Well, as they say, it's one thing to say such things, but another to actually see it for yourself.
Yup so my prediction came true, and this sem's results have been my worst ever - as a result i now am precariously situated a hair's breadth clear of slipping to second lower range.
But even as i did take in the full extent of the results and what they could possibly mean, i somehow felt that, even as i definitely fully deserved the grades i've gotten this time round, this was also the Lord's way of preparing me for the upcoming year - that in the midst of honors and possible thesis-writing and substantial commitments on the CF side - the only thing i can really bank upon is His presence beside me at all times, and it is upon the Lord alone that i can draw my strength to get through what is shaping up to be the most challenging (academic) year i'll have by far... Going out with a bang, so to speak...
At the same time, when i looked at the individual grades i received, actually there's a lot to be thankful for.
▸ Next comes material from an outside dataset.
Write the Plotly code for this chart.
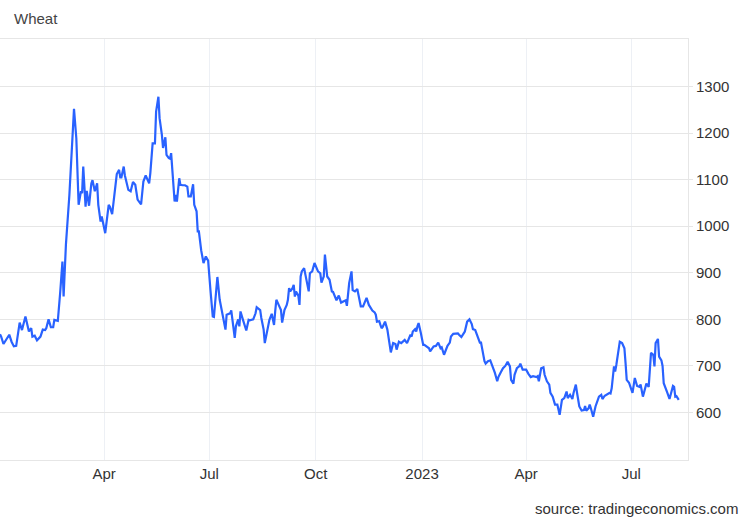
import plotly.graph_objects as go

dates = [
    "2022-01-01", "2022-01-02", "2022-01-04", "2022-01-07", "2022-01-09", "2022-01-11", "2022-01-13", "2022-01-15",
    "2022-01-18", "2022-01-20", "2022-01-23", "2022-01-26", "2022-01-28", "2022-01-29", "2022-01-31", "2022-02-02",
    "2022-02-05", "2022-02-07", "2022-02-09", "2022-02-10", "2022-02-12", "2022-02-14", "2022-02-16", "2022-02-17",
    "2022-02-19", "2022-02-20", "2022-02-22", "2022-02-24", "2022-02-25", "2022-02-27", "2022-03-02", "2022-03-04",
    "2022-03-06", "2022-03-08", "2022-03-09", "2022-03-10", "2022-03-12", "2022-03-13", "2022-03-14", "2022-03-16",
    "2022-03-17", "2022-03-19", "2022-03-21", "2022-03-22", "2022-03-24", "2022-03-26", "2022-03-27", "2022-03-29",
    "2022-03-30", "2022-04-02", "2022-04-05", "2022-04-06", "2022-04-08", "2022-04-10", "2022-04-12", "2022-04-14",
    "2022-04-15", "2022-04-16", "2022-04-18", "2022-04-19", "2022-04-22", "2022-04-24", "2022-04-26", "2022-04-28",
    "2022-04-30", "2022-05-03", "2022-05-05", "2022-05-07", "2022-05-10", "2022-05-11", "2022-05-13", "2022-05-15",
    "2022-05-16", "2022-05-18", "2022-05-19", "2022-05-21", "2022-05-22", "2022-05-24", "2022-05-25", "2022-05-27",
    "2022-05-28", "2022-05-29", "2022-05-31", "2022-06-01", "2022-06-02", "2022-06-03", "2022-06-05", "2022-06-06",
    "2022-06-08", "2022-06-10", "2022-06-12", "2022-06-13", "2022-06-15", "2022-06-17", "2022-06-18", "2022-06-20",
    "2022-06-21", "2022-06-22", "2022-06-24", "2022-06-26", "2022-06-28", "2022-06-30", "2022-07-02", "2022-07-04",
    "2022-07-05", "2022-07-08", "2022-07-10", "2022-07-12", "2022-07-13", "2022-07-15", "2022-07-16", "2022-07-19",
    "2022-07-20", "2022-07-21", "2022-07-23", "2022-07-24", "2022-07-26", "2022-07-27", "2022-07-28", "2022-07-30",
    "2022-08-02", "2022-08-04", "2022-08-05", "2022-08-08", "2022-08-10", "2022-08-11", "2022-08-14", "2022-08-15",
    "2022-08-17", "2022-08-18", "2022-08-20", "2022-08-22", "2022-08-24", "2022-08-26", "2022-08-27", "2022-08-28",
    "2022-08-30", "2022-09-01", "2022-09-02", "2022-09-04", "2022-09-06", "2022-09-07", "2022-09-08", "2022-09-09",
    "2022-09-11", "2022-09-12", "2022-09-13", "2022-09-14", "2022-09-16", "2022-09-17", "2022-09-18", "2022-09-19",
    "2022-09-21", "2022-09-23", "2022-09-25", "2022-09-26", "2022-09-28", "2022-09-30", "2022-10-02", "2022-10-03",
    "2022-10-05", "2022-10-06", "2022-10-08", "2022-10-09", "2022-10-11", "2022-10-13", "2022-10-15", "2022-10-16",
    "2022-10-19", "2022-10-21", "2022-10-23", "2022-10-25", "2022-10-27", "2022-10-28", "2022-10-30", "2022-11-01",
    "2022-11-02", "2022-11-04", "2022-11-06", "2022-11-07", "2022-11-09", "2022-11-11", "2022-11-12", "2022-11-14",
    "2022-11-16", "2022-11-18", "2022-11-19", "2022-11-21", "2022-11-22", "2022-11-23", "2022-11-25", "2022-11-26",
    "2022-11-27", "2022-11-28", "2022-11-30", "2022-12-02", "2022-12-04", "2022-12-05", "2022-12-07", "2022-12-09",
    "2022-12-10", "2022-12-12", "2022-12-14", "2022-12-15", "2022-12-17", "2022-12-19", "2022-12-20", "2022-12-22",
    "2022-12-23", "2022-12-24", "2022-12-26", "2022-12-27", "2022-12-28", "2022-12-29", "2022-12-31", "2023-01-02",
    "2023-01-03", "2023-01-05", "2023-01-07", "2023-01-08", "2023-01-10", "2023-01-11", "2023-01-13", "2023-01-15",
    "2023-01-17", "2023-01-18", "2023-01-20", "2023-01-21", "2023-01-23", "2023-01-25", "2023-01-26", "2023-01-28",
    "2023-01-30", "2023-02-01", "2023-02-02", "2023-02-04", "2023-02-06", "2023-02-07", "2023-02-09", "2023-02-11",
    "2023-02-13", "2023-02-14", "2023-02-16", "2023-02-18", "2023-02-20", "2023-02-21", "2023-02-23", "2023-02-24",
    "2023-02-25", "2023-02-27", "2023-03-01", "2023-03-03", "2023-03-04", "2023-03-05", "2023-03-07", "2023-03-08",
    "2023-03-10", "2023-03-12", "2023-03-14", "2023-03-16", "2023-03-18", "2023-03-19", "2023-03-21", "2023-03-22",
    "2023-03-24", "2023-03-26", "2023-03-27", "2023-03-29", "2023-03-30", "2023-04-01", "2023-04-03", "2023-04-05",
    "2023-04-07", "2023-04-09", "2023-04-10", "2023-04-11", "2023-04-12", "2023-04-14", "2023-04-16", "2023-04-17",
    "2023-04-19", "2023-04-21", "2023-04-22", "2023-04-24", "2023-04-26", "2023-04-28", "2023-04-29", "2023-04-30",
    "2023-05-02", "2023-05-04", "2023-05-06", "2023-05-07", "2023-05-09", "2023-05-11", "2023-05-12", "2023-05-14",
    "2023-05-15", "2023-05-17", "2023-05-19", "2023-05-21", "2023-05-22", "2023-05-23", "2023-05-25", "2023-05-26",
    "2023-05-27", "2023-05-29", "2023-05-31", "2023-06-02", "2023-06-03", "2023-06-05", "2023-06-06", "2023-06-08",
    "2023-06-10", "2023-06-12", "2023-06-13", "2023-06-14", "2023-06-16", "2023-06-17", "2023-06-18", "2023-06-20",
    "2023-06-21", "2023-06-23", "2023-06-25", "2023-06-26", "2023-06-27", "2023-06-29", "2023-07-01", "2023-07-02",
    "2023-07-04", "2023-07-06", "2023-07-08", "2023-07-09", "2023-07-11", "2023-07-13", "2023-07-14", "2023-07-16",
    "2023-07-17", "2023-07-18", "2023-07-20", "2023-07-21", "2023-07-22", "2023-07-24", "2023-07-25", "2023-07-27",
    "2023-07-28", "2023-07-29", "2023-08-01", "2023-08-03", "2023-08-04", "2023-08-06", "2023-08-07", "2023-08-08",
    "2023-08-09", "2023-08-11",
]

prices = [
    768, 763, 747, 760, 767, 752, 742, 743,
    793, 777, 806, 774, 781, 763, 765, 755,
    763, 778, 777, 781, 800, 783, 783, 799,
    798, 797, 856, 924, 849, 960, 1067, 1160,
    1252, 1189, 1110, 1046, 1075, 1071, 1128, 1042,
    1076, 1044, 1092, 1099, 1075, 1092, 1046, 1010,
    1021, 985, 1046, 1042, 1026, 1075, 1112, 1121,
    1105, 1105, 1128, 1109, 1078, 1075, 1095, 1089,
    1057, 1047, 1096, 1109, 1092, 1114, 1178, 1178,
    1246, 1278, 1232, 1196, 1168, 1191, 1153, 1146,
    1145, 1157, 1089, 1053, 1067, 1053, 1103, 1089,
    1088, 1088, 1085, 1064, 1064, 1090, 1046, 1032,
    989, 989, 948, 921, 935, 926, 863, 806,
    805, 891, 842, 813, 806, 778, 810, 813,
    819, 799, 760, 785, 800, 785, 817, 800,
    776, 799, 798, 800, 813, 826, 820, 803,
    778, 749, 778, 799, 812, 788, 817, 842,
    831, 820, 793, 820, 831, 842, 867, 860,
    867, 874, 849, 860, 851, 831, 892, 903,
    910, 885, 860, 899, 903, 921, 910, 903,
    899, 879, 892, 939, 892, 885, 860, 859,
    841, 851, 836, 838, 841, 829, 878, 903,
    863, 860, 865, 853, 828, 828, 835, 846,
    831, 822, 819, 815, 810, 795, 796, 788,
    781, 784, 795, 778, 749, 729, 749, 747,
    735, 752, 749, 751, 756, 749, 754, 767,
    763, 774, 779, 774, 785, 792, 770, 745,
    745, 742, 738, 731, 740, 742, 743, 750,
    738, 740, 724, 731, 743, 750, 763, 769,
    770, 770, 767, 762, 770, 774, 795, 800,
    790, 779, 777, 761, 750, 750, 720, 710,
    705, 710, 712, 699, 695, 685, 667, 676,
    686, 695, 700, 709, 699, 670, 662, 681,
    695, 699, 705, 692, 692, 692, 683, 676,
    678, 676, 676, 678, 667, 695, 697, 681,
    667, 660, 642, 634, 617, 617, 606, 595,
    627, 631, 645, 631, 638, 629, 642, 660,
    643, 613, 604, 605, 614, 604, 609, 617,
    609, 591, 613, 627, 634, 638, 629, 636,
    640, 642, 641, 652, 699, 688, 702, 742,
    752, 749, 738, 706, 670, 664, 652, 642,
    674, 657, 655, 660, 634, 650, 662, 655,
    683, 728, 724, 699, 749, 758, 720, 712,
    700, 663, 643, 629, 638, 657, 655, 634,
    635, 627,
]

x_tick_vals = ["2022-04-01", "2022-07-01", "2022-10-01", "2023-01-01", "2023-04-01", "2023-07-01"]
x_tick_text = ["Apr", "Jul", "Oct", "2023", "Apr", "Jul"]
y_tick_vals = [600, 700, 800, 900, 1000, 1100, 1200, 1300]

FONT = "Liberation Sans, Arial, sans-serif"

fig = go.Figure()
fig.add_trace(go.Scatter(
    x=dates, y=prices, mode="lines",
    line=dict(color="#2962ff", width=2.2),
    hoverinfo="x+y", showlegend=False,
))

fig.update_layout(
    width=750, height=520,
    margin=dict(l=0, r=62, t=39, b=60),
    paper_bgcolor="white", plot_bgcolor="white",
    font=dict(family=FONT, size=15, color="#333333"),
    title=dict(text="Wheat", x=14 / 750, xanchor="left", xref="container",
               y=1 - 19 / 520, yanchor="middle", yref="container",
               font=dict(family=FONT, size=15, color="#444444")),
    xaxis=dict(
        type="date", range=["2022-01-01", "2023-08-19"],
        tickvals=x_tick_vals, ticktext=x_tick_text,
        showgrid=True, gridcolor="#edf0f5", gridwidth=1,
        showline=True, mirror=True, linecolor="#e6e6e6", linewidth=1,
        ticks="", tickfont=dict(family=FONT, size=15, color="#333333"),
        zeroline=False, fixedrange=True,
    ),
    yaxis=dict(
        side="right", range=[498, 1402],
        tickvals=y_tick_vals,
        showgrid=True, gridcolor="#e6e6e6", gridwidth=1,
        showline=True, linecolor="#e6e6e6", linewidth=1,
        ticks="outside", ticklen=4, tickcolor="#e6e6e6",
        ticklabelstandoff=0,
        tickfont=dict(family=FONT, size=15, color="#333333"),
        zeroline=False, fixedrange=True,
    ),
    annotations=[dict(
        text="source: tradingeconomics.com", xref="paper", yref="paper",
        x=740 / 688, y=(460 - 508) / 421, xanchor="right", yanchor="middle",
        showarrow=False, font=dict(family=FONT, size=15, color="#333333"),
    )],
)

fig.write_html("out.html", config={"displayModeBar": False},
               post_script="document.body.style.margin='0';")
Such as that my 15% D+ for one hist test got somehow evened out as the sem went on so that i managed to squeeze by with a B- overall, and the unexpectedly high grade for another hist class, undoubtedly buoyed by having a great project group to work with (and incidentally, i saw my prof for that class at holland v right after checking results)...
Oh, and my posting of grades here is definitely not for any purpose of self-promotion (there's little to promote in any case as far as they are concerned heh) but rather for people to note and remind me wherever necessary next year if i start to get obsessed with the magical number four again, to snap me back into reality, stop looking at grades and cap per se, and really to go back to God whatever happens, and especially what degree i graduate with in the first place...
And take this whatever way you want to, but don't you find it just a tad ironic that the same day that results come out we receive this email in our inbox?
Dear All,
The Counselling Centre will be closed for a staff retreat on Monday, 28 May 2007.
In the event of a life threatening emergency, please call Lifeline NUS: 6516 7777.
We apologise for any inconvenience caused.